A renovação do contrato da UFSC com a Ebserh está prevista para 2026. Uma das principais pautas defendidas pelos funcionários do HU contratados pela UFSC – que representam cerca de 40% do atual quadro de trabalhadores do hospital – durante a greve dos Técnicos-Administrativos em Educação (TAEs) foi a não renovação do contrato com a empresa. Na reunião com os TAEs em 1º de junho, o reitor Irineu Manoel de Souza se manifestou favorável às reivindicações dos servidores. “Estamos no trabalho de resgatar o HU”.

Paulo Machado, professor de História na UFSC e relator de um parecer no CUn contrário à Ebserh, afirma que a empresa compromete a realização de ensino, pesquisa e extensão no HU. “A Ebserh tem uma administração central em Brasília que torna tudo distante. O objetivo original dos HU’s de serem hospitais-escolas é prejudicado. As universidades perderam a autonomia para decidir sobre a administração das verbas em seus hospitais. Agora, ficamos reféns de uma direção central, distante e massificada”, explicou.

De acordo com Bruna Veiga, as verbas públicas são geridas pela empresa a partir da perspectiva neoliberal. “A Ebserh preza por números. Pela quantidade de atendimentos e não pela qualidade. Isso é prejudicial à proposta de hospital-escola e coloca em xeque a excelência dos serviços oferecidos”, disse.

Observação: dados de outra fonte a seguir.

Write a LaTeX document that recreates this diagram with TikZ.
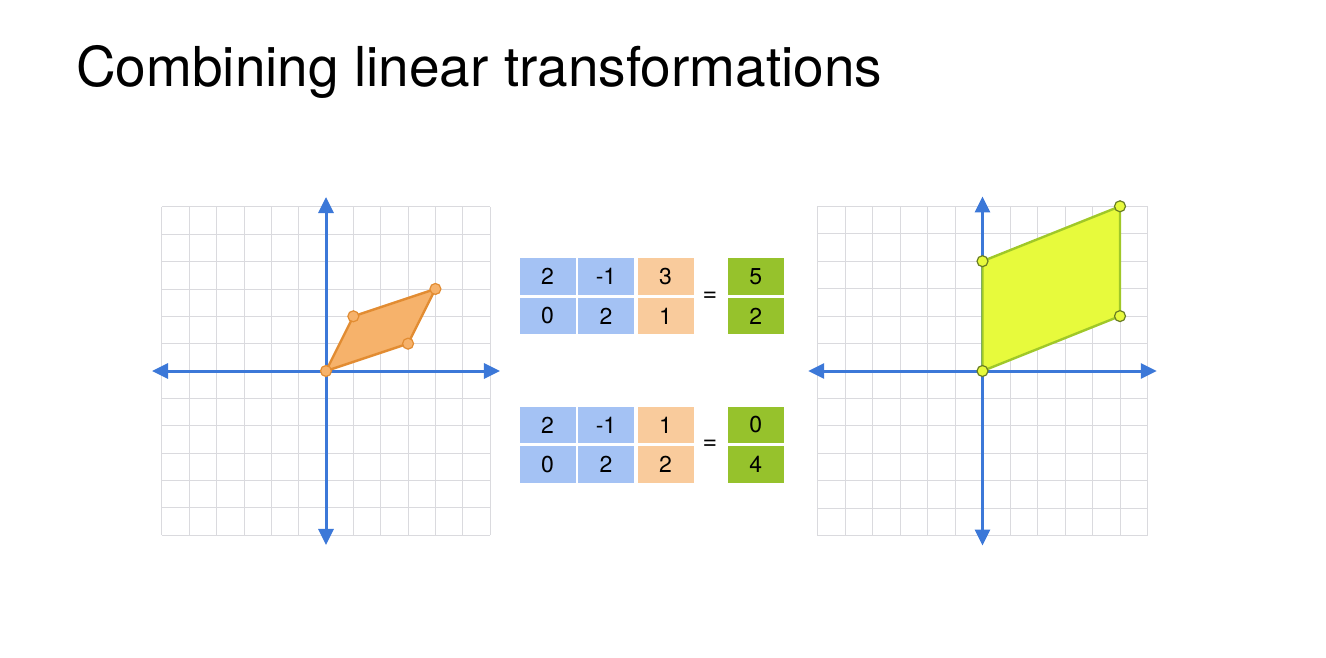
\documentclass[tikz,border=0pt]{standalone}
\usepackage{fontspec}
\setmainfont{TeX Gyre Heros}
\usetikzlibrary{arrows.meta}
\definecolor{axisblue}{RGB}{60,120,216}
\definecolor{gridgray}{RGB}{218,218,222}
\definecolor{cellblue}{RGB}{164,194,244}
\definecolor{cellorange}{RGB}{249,203,156}
\definecolor{cellgreen}{RGB}{150,194,44}
\definecolor{orangefill}{RGB}{246,178,107}
\definecolor{orangeedge}{RGB}{226,140,50}
\definecolor{limefill}{RGB}{231,250,60}
\definecolor{limeedge}{RGB}{160,200,40}
\definecolor{dotedge}{RGB}{105,125,35}

\begin{document}
\begin{tikzpicture}[x=1pt,y=-1pt,
  gridline/.style={draw=gridgray,line width=0.9pt},
  axis/.style={axisblue,line width=3pt,{Triangle[length=16pt,width=15pt]}-{Triangle[length=16pt,width=15pt]}},
  cell/.style={minimum width=56pt,minimum height=36.5pt,inner sep=0pt,font=\fontsize{23}{27}\selectfont},
  eqsign/.style={font=\fontsize{25}{29}\selectfont,inner sep=0pt}]
  \useasboundingbox (0,0) rectangle (1326,658);
  \node[anchor=base west,inner sep=0pt,font=\fontsize{55}{66}\selectfont] (title) at (76,87) {Combining linear transformations};

  % left plane: the original shape
  \begin{scope}[shift={(326,371)},x=27.35pt,y=27.35pt]
    \draw[gridline,step=1] (-6,-6) grid (6,6);
    \draw[axis] (-6.36,0) -- (6.36,0);
    \draw[axis] (0,-6.36) -- (0,6.36);
    \draw[orangeedge,fill=orangefill,line width=2.4pt,line join=round]
      (0,0) coordinate (lo) -- (1,2) coordinate (la) -- (4,3) coordinate (lb) -- (3,1) coordinate (lc) -- cycle;
    \foreach \p in {lo,la,lb,lc}{\filldraw[fill=orangefill,draw=orangeedge,line width=1.2pt] (\p) circle (5.5pt);}
  \end{scope}

  % right plane: after the matrix
  \begin{scope}[shift={(982.5,371)},x=27.5pt,y=27.45pt]
    \draw[gridline,step=1] (-6,-6) grid (6,6);
    \draw[axis] (-6.34,0) -- (6.34,0);
    \draw[axis] (0,-6.36) -- (0,6.36);
    \draw[limeedge,fill=limefill,line width=2.4pt,line join=round]
      (0,0) coordinate (ro) -- (0,4) coordinate (ra) -- (5,6) coordinate (rb) -- (5,2) coordinate (rc) -- cycle;
    \foreach \p in {ro,ra,rb,rc}{\filldraw[fill=limefill,draw=dotedge,line width=1.2pt] (\p) circle (5.5pt);}
  \end{scope}

  % the two products
  \foreach \y/\n/\va/\vb/\ra/\rb in {276.7/t/3/1/5/2, 425/b/1/2/0/4}{
    \node[cell,fill=cellblue] (\n11) at (547.5,\y) {2};
    \node[cell,fill=cellblue] (\n12) at (606,\y) {-1};
    \node[cell,fill=cellblue] (\n21) at (547.5,\y+39.3) {0};
    \node[cell,fill=cellblue] (\n22) at (606,\y+39.3) {2};
    \node[cell,fill=cellorange] (\n v1) at (665.5,\y) {\va};
    \node[cell,fill=cellorange] (\n v2) at (665.5,\y+39.3) {\vb};
    \node[eqsign] (\n eq) at (710,\y+20) {=};
    \node[cell,fill=cellgreen] (\n r1) at (755.7,\y) {\ra};
    \node[cell,fill=cellgreen] (\n r2) at (755.7,\y+39.3) {\rb};
  }
\end{tikzpicture}
\end{document}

Matrede Oliveira, que é enfermeira no HU há 26 anos, afirmou que após a entrada da Ebserh no hospital, casos de assédio e abuso de autoridade são frequentes. Segundo a enfermeira, anteriormente à adesão, os cargos de chefia eram escolhidos de maneira democrática. “Na administração da Ebserh as escolhas são feitas por ‘QI’, ou seja, quem indica”.

Estudantes da UFSC que estagiam no HU dizem que não se sentem acolhidos no local. “Deveríamos entrar no hospital que é nossa casa. Mas muitos funcionários da Ebserh que supervisionam os estágios nos tratam como um peso. Eles esqueceram que estão em um hospital-escola”, relatou um estudante da 9ª fase de Medicina que preferiu não ser identificado.


“Antes podíamos protestar do outro lado da rua, indo até a reitoria. Agora vamos reclamar para quem? Tudo ficou distante”, completou.


“Os nossos estágios são muito importantes. Entendemos que o HU é um hospital de excelência, mas, desde a entrada da Ebserh, ocorreu uma mudança no caráter de hospital-escola. Os estagiários lidam com muito assédio moral, com muita resistência de alguns profissionais. Acontecem rotineiramente maus tratos contra os universitários”, afirma uma estudante da 10ª fase do curso de Farmácia.

O HU-UFSC realiza cerca de 16 mil consultas mensais e uma média de mil internações por mês. Pacientes de todo o estado de Santa Catarina são encaminhados  ao HU, por meio do SUS. No primeiro semestre de 2024, 589 alunos da UFSC fizeram estágio obrigatório no local.

A administração do HU foi questionada sobre os problemas apontados, mas o Fatual não obteve resposta até a publicação desta reportagem.